Inquiry Volume Predicts Future Revenue in Domain Investing
- by Staff
In domain name investing, one of the most dependable certainties is that inquiry volume predicts future revenue. This is not because every inquiry turns into a sale, and it is not because inquiry volume automatically means your portfolio is amazing. It is because inquiries are the closest thing domain investors get to a real-time demand signal. Domains don’t come with revenue statements. They don’t come with predictable cash flow. Most of the time, they sit quietly, costing renewals, and the investor has to operate in uncertainty. In that environment, inquiry volume is one of the few measurable indicators that the market is paying attention to your inventory. It is the market raising its hand. And when the market raises its hand more often, the probability that you will eventually get paid increases dramatically.

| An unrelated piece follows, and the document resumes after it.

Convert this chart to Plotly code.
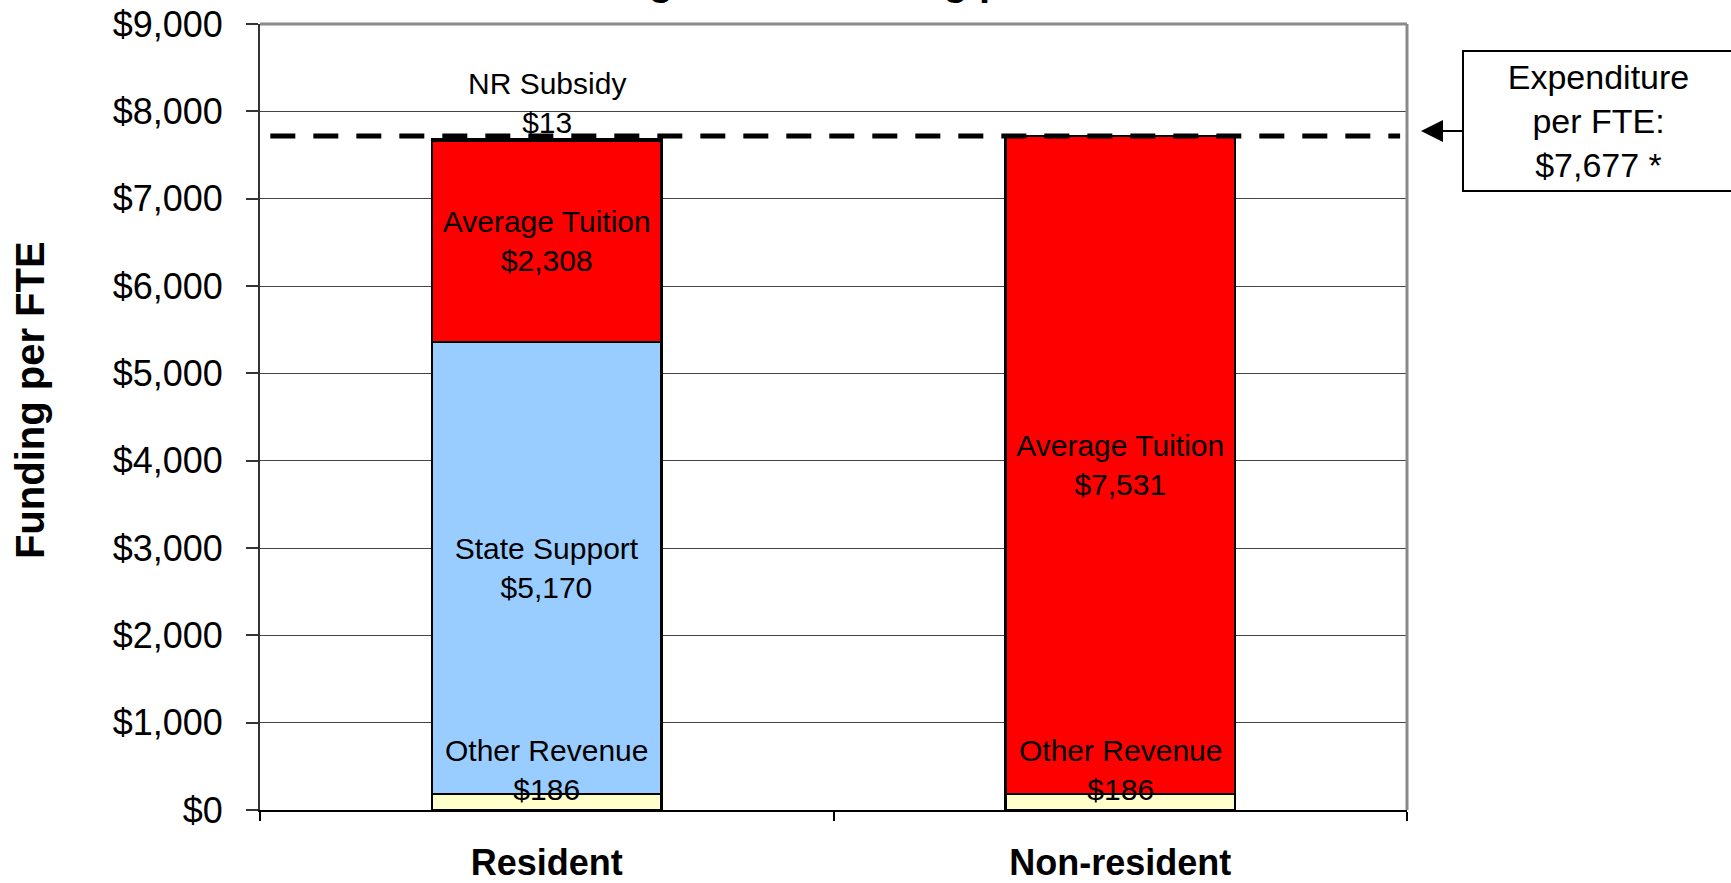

The domain aftermarket is shaped by uneven and cyclical demand. You can go weeks or months with little activity, then suddenly receive three inquiries in a day. Some are junk. Some are low offers. Some are serious buyers. The randomness can make investors feel like outcomes are disconnected from effort. But inquiry volume helps restore a sense of structure because it reflects interest accumulation over time. Inquiries are not just conversations. They are opportunities. They are entry points into negotiations. They are moments when a real person or company has decided your domain is worth their attention. Even if they don’t buy today, the fact that they reached out means you have an asset that sits inside their naming universe. That matters because domains are often purchased after multiple internal discussions, after budgets reset, after brand direction becomes clearer, after a product launch gets closer, or after a company raises funding. Inquiry volume increases the chance that when those conditions align, your portfolio already contains the domain the buyer wants.
Inquiry volume predicts future revenue because domain sales are a probability game. For most investors, the portfolio is not built around one perfect sale. It is built around repeated small probabilities. Every domain in your portfolio has some chance of selling this year. Some names have higher chances. Some have near-zero chances. You don’t always know which is which until the market interacts with them. Inquiries are that interaction. A domain that receives multiple inquiries over time is telling you something: multiple different people, on different days, had the same thought that the domain might be useful. That is meaningful because it reduces the likelihood that you are simply imagining demand. It shows that demand exists independently of your hopes. And independent demand is what creates sales.
One of the most important specifics is that inquiry volume is often a better indicator than traffic volume. Traffic can be accidental. Traffic can be bots. Traffic can be residual from a previous site. Inquiry volume, however, usually requires deliberate intent. A buyer must notice the domain, consider it, and then take an action that reveals interest. That action has friction. They have to fill out a form or send an email. People do not do that casually as often as investors assume. Even lowball inquiries require effort. That effort makes inquiry volume a higher-quality signal than raw visits. If a domain gets 500 visits a month and zero inquiries, the traffic may be meaningless for sales. If a domain gets 40 visits a month and three inquiries, it might be extremely valuable because those visits are higher intent or the name itself is compelling. Inquiry volume captures something closer to buyer intent than traffic does.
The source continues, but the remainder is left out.